Gwyn Jones abandoned a putative legal career to spend his life working with leftwing groups
Gwyn Jones abandoned a putative legal career to spend his life working with leftwing groups Photograph: none

My friend Gwyn Jones, who has died aged 75, lived and breathed revolutionary politics, and was always restless for change.

Any news of an uprising somewhere in the world sent him into raptures, and he would be itching to become involved in any way he could. He went to live in Spain in the mid-1970s after the end of the Franco regime, supporting socialist causes there, and spent a number of years in post-Soviet Romania and Hungary on a similar mission.

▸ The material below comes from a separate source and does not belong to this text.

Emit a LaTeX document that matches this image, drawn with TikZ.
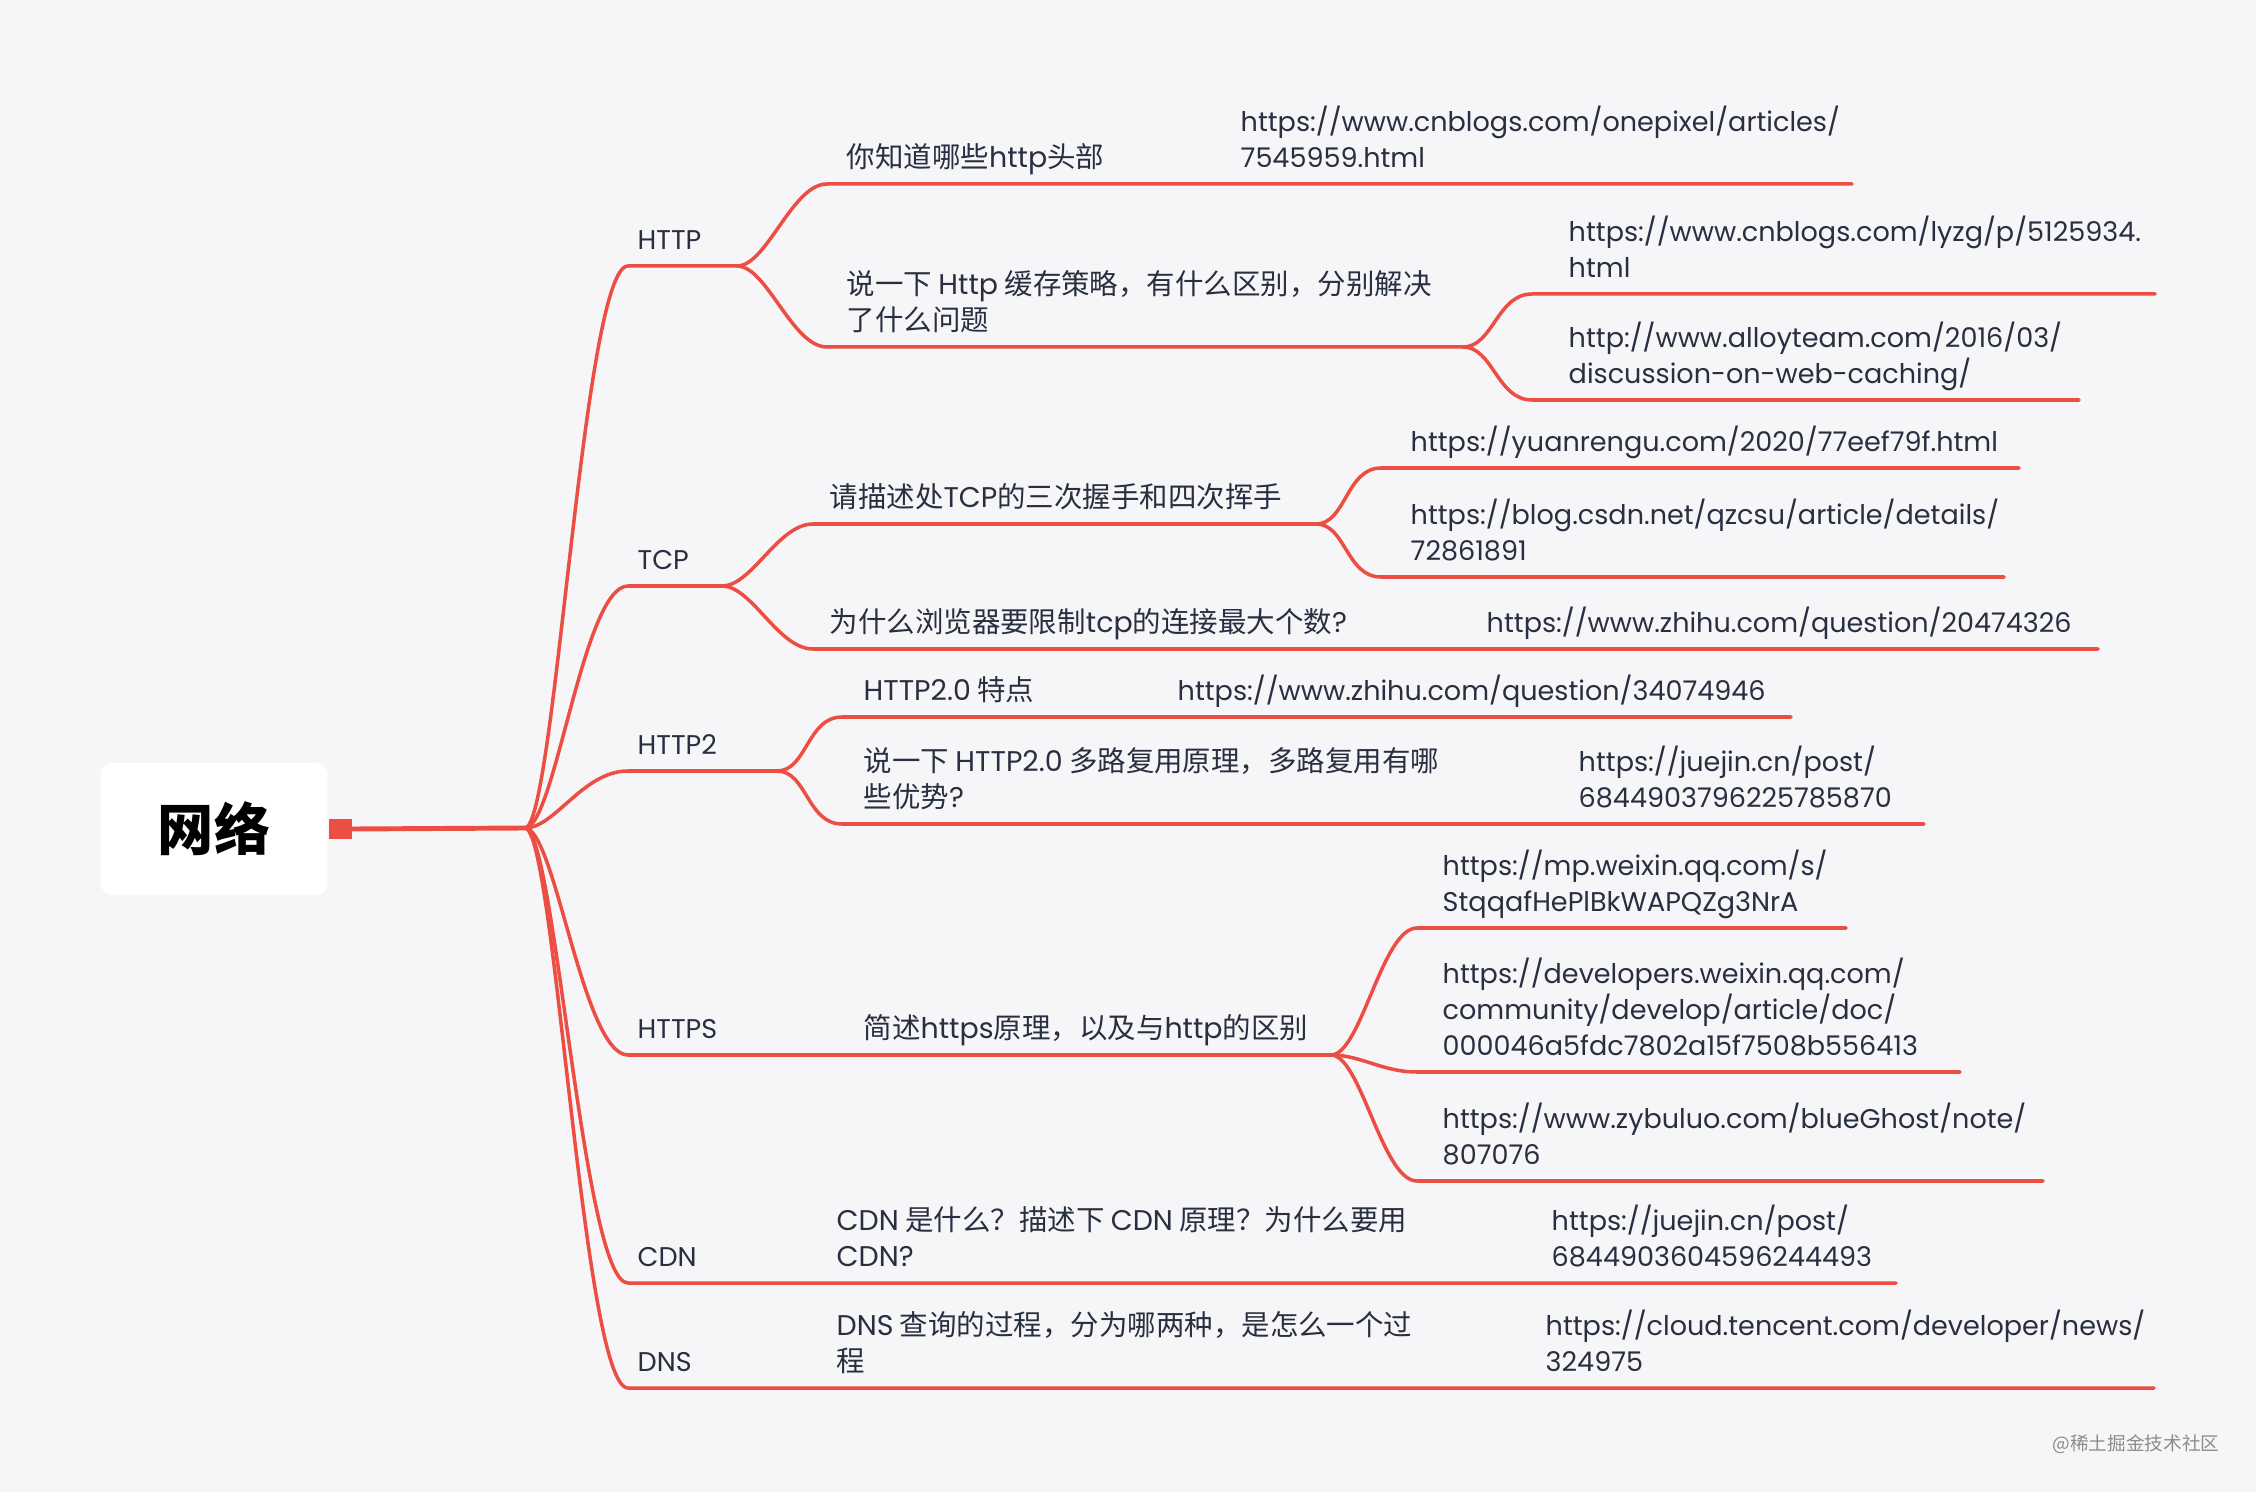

Though his efforts were often unsuccessful, he developed around him a small band of people who felt the same way that he did. He was a sweet man and a flawed genius, but definitely a genius: he could gain complete mastery of any topic he chose to delve into, and his understanding of history and Marxism was a wonder to behold.

Gwyn was born in Llandudno, north Wales, to Berwyn Jones, a bank clerk, and his wife, Buddug (nee Willliams). He spent his early childhood in Conwy, north Wales, before moving with his family to Ellesmere in Shropshire, where he passed the 11-plus at nine and started his secondary education at Oswestry boys’ high school with pupils who were two years older.

Returning to Wales, he completed his schooling at Ysgol Friars, Bangor, and in 1968 began studying law at King’s College London. There he was quickly radicalised, joining a small revolutionary party, the International Marxist Group (IMG). After his degree he started an MA in industrial relations law at the University of Warwick in 1973, before dropping out to work as a labourer in the building trade, where he was active in the UCATT trade union and helped to build socialist politics among his fellow workers.

After Franco’s death in 1975, Gwyn became an English teacher at the Berlitz International School in València, forging links with trade unionists and students to try to promote a more leftwing transition from dictatorship. By 1978 he was in Turin, Italy, which at the time was a hotbed of labour struggles, once again teaching English while campaigning with socialist groups and unions.

Back in London in the 80s, and now a member of the Socialist Workers Party, he trained to be a computer programmer, working in that role for Trafalgar House group. In 1989, with revolutions taking place across eastern Europe, he resigned from his job and flew to Bucharest to join the street protests in Romania – at one stage climbing on top of a box in Palace Square to urge the people (with the help of a translator) to rely on their own power, resisting those who were trying to hijack their revolution.

He spent the next few years teaching English in Romania while carrying out political campaigning financed by friends in the UK. Later he adopted a similar model in Hungary, travelling back and forth to fundraise among SWP members.

By 1997 he was back full-time in the UK, working itinerantly in south-east London while still regarding himself as a full-time revolutionary. In his later years, having left the SWP, he became rather an isolated figure, but his enthusiasm for revolution and working-class politics never dimmed.

He is survived by his siblings, Ieuan and Lis.